▶ **Exercise goal**
Reproduce exactly, and nothing else, the lines from the one that contains "Rebuild this chart" through the one that contains "plt.rcParams['font.family'] = ['Liberation". Leave the pictures out.
begin
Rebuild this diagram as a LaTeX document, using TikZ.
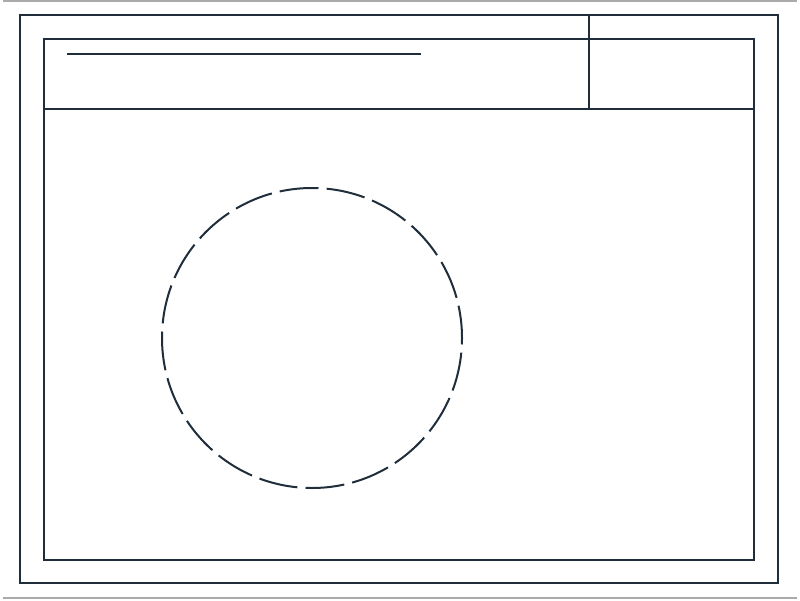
\documentclass[tikz,border=0pt]{standalone}
\usepackage{xcolor}
\usepackage{tikz}
\definecolor{inkline}{HTML}{1F2E3A}
\definecolor{rulegray}{HTML}{AAAAAA}

\begin{document}
\begin{tikzpicture}[line width=0.04cm, draw=inkline]
    \useasboundingbox (0,0) rectangle (16,12);

    % Page rules
    \draw[rulegray, line width=0.03cm] (0.06,11.98) -- (15.94,11.98);
    \draw[rulegray, line width=0.03cm] (0.06,0.04) -- (15.94,0.04);

    % Sheet frame
    \draw[inkline] (0.4,0.34) rectangle (15.56,11.7);
    \draw[inkline] (0.88,0.8) rectangle (15.08,11.22);

    % Title block
    \draw[inkline] (0.88,9.82) -- (15.08,9.82);
    \draw[inkline] (11.78,9.82) -- (11.78,11.7);
    \draw[inkline] (1.34,10.92) -- (8.42,10.92);

    % Dashed circle
    \draw[inkline, dash pattern=on 22.2pt off 4.62pt, dash phase=3.7pt] (6.24,5.24) circle (3);
\end{tikzpicture}
\end{document}
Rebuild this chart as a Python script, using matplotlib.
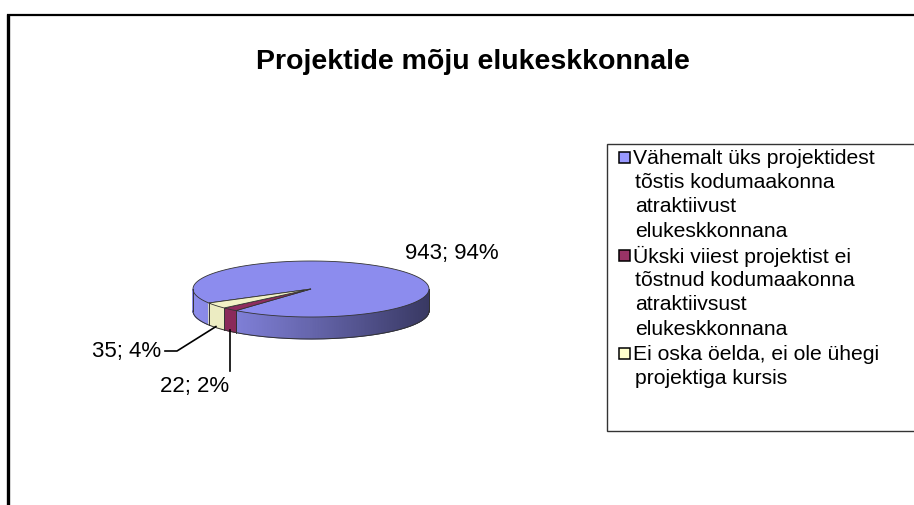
import numpy as np
import matplotlib
matplotlib.use('Agg')
import matplotlib.pyplot as plt
from matplotlib.patches import Polygon, Rectangle
from matplotlib.colors import to_rgb

plt.rcParams['font.family'] = ['Liberation Sans', 'DejaVu Sans']

title = "Projektide mõju elukeskkonnale"
categories = [
    "Vähemalt üks projektidest\ntõstis kodumaakonna\natraktiivust\nelukeskkonnana",
    "Ükski viiest projektist ei\ntõstnud kodumaakonna\natraktiivsust\nelukeskkonnana",
    "Ei oska öelda, ei ole ühegi\nprojektiga kursis",
]
values = [943, 22, 35]
percents = [94, 2, 4]
top_colors = ["#8C8CEE", "#8E2C5E", "#F2F2C6"]
legend_colors = ["#9999FF", "#993366", "#FFFFCC"]

W, H = 914, 506
fig = plt.figure(figsize=(W / 100, H / 100), dpi=100)
ax = fig.add_axes([0, 0, 1, 1])
ax.set_xlim(0, W)
ax.set_ylim(H, 0)
ax.axis('off')

# frame
ax.plot([8, 8], [15, H], color='black', lw=2.4, solid_capstyle='butt')
ax.plot([7, W], [15.5, 15.5], color='black', lw=1.6, solid_capstyle='butt')

ax.text(473, 62, title, ha='center', va='center', fontsize=20.5, fontweight='bold')

# 3D pie geometry (pixel space, y down)
cx, cy, a, b, depth = 311, 290, 118, 28, 22
start = 150.0
total = sum(values)
edges = start + 360.0 * np.concatenate([[0], np.cumsum(values)]) / total


def pt(phi_deg):
    r = np.radians(phi_deg)
    return cx + a * np.cos(r), cy + b * np.sin(r)


def front_parts(s, e):
    parts = []
    for k in range(-1, 3):
        lo, hi = max(s, 360 * k), min(e, 360 * k + 180)
        if hi > lo:
            parts.append((lo, hi))
    return parts


light = np.array(to_rgb("#8C8CEC"))
dark = np.array(to_rgb("#383862"))
side_flat = ["#8A2A5A", "#ECECC2"]

for i in range(len(values)):
    s, e = edges[i], edges[i + 1]
    for lo, hi in front_parts(s, e):
        n = max(2, int((hi - lo) / 0.5))
        ph = np.linspace(lo, hi, n + 1)
        for p1, p2 in zip(ph[:-1], ph[1:]):
            x1, y1 = pt(p1)
            x2, y2 = pt(p2)
            if i == 0:
                t = ((x1 + x2) / 2 - (cx - a)) / (2 * a)
                t = np.clip(t, 0, 1) ** 1.1
                col = light * (1 - t) + dark * t
            else:
                col = side_flat[i - 1]
            ax.add_patch(Polygon([(x1, y1), (x2, y2), (x2, y2 + depth), (x1, y1 + depth)],
                                 closed=True, facecolor=col, edgecolor=col, lw=0.6))
    for ang in (s, e):
        am = ang % 360
        if 0 <= am <= 180:
            x, y = pt(am)
            ax.plot([x, x], [y, y + depth], color='#333333', lw=0.6)

# bottom rim & side outlines
ph = np.linspace(0, 180, 200)
bx = cx + a * np.cos(np.radians(ph))
by = cy + b * np.sin(np.radians(ph)) + depth
ax.plot(bx, by, color='#333333', lw=0.7)
ax.plot([cx + a, cx + a], [cy, cy + depth], color='#333333', lw=0.7)
ax.plot([cx - a, cx - a], [cy, cy + depth], color='#333333', lw=0.7)

# top faces
for i in range(len(values)):
    s, e = edges[i], edges[i + 1]
    ph = np.linspace(s, e, max(3, int((e - s) * 2)))
    pts = [(cx, cy)] + [pt(p) for p in ph]
    ax.add_patch(Polygon(pts, closed=True, facecolor=top_colors[i],
                         edgecolor='#333333', lw=0.6))

# data labels
mids = (edges[:-1] + edges[1:]) / 2
lab_fs = 16
ax.text(405, 254, f"{values[0]}; {percents[0]}%", ha='left', va='center', fontsize=lab_fs)

mx, my = pt(mids[2])
ax.plot([mx, 177, 165], [my + depth - 1, 352, 352], color='black', lw=1.2)
ax.text(161, 351, f"{values[2]}; {percents[2]}%", ha='right', va='center', fontsize=lab_fs)

mx, my = pt(mids[1])
ax.plot([mx, mx], [my + depth - 1, 372], color='black', lw=1.2)
ax.text(mx - 35, 387, f"{values[1]}; {percents[1]}%", ha='center', va='center', fontsize=lab_fs)

# legend box
ax.add_patch(Rectangle((607, 145), W - 607 + 5, 432 - 145, facecolor='white',
                       edgecolor='#333333', lw=1.0))
line_h = 24.5
y = 158
for i, lab in enumerate(categories):
    lines = lab.split("\n")
    ax.add_patch(Rectangle((619, y - 5.5), 11, 11, facecolor=legend_colors[i],
                           edgecolor='black', lw=1.1))
    for j, ln in enumerate(lines):
        ax.text(635 if j else 633, y + j * line_h, ln, ha='left', va='center', fontsize=15.2)
    y += len(lines) * line_h

fig.savefig("out.png", dpi=100)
end
▶ **Task solution**
Rebuild this chart as a Python script, using matplotlib.
import numpy as np
import matplotlib
matplotlib.use('Agg')
import matplotlib.pyplot as plt
from matplotlib.patches import Polygon, Rectangle
from matplotlib.colors import to_rgb

plt.rcParams['font.family'] = ['Liberation Sans', 'DejaVu Sans']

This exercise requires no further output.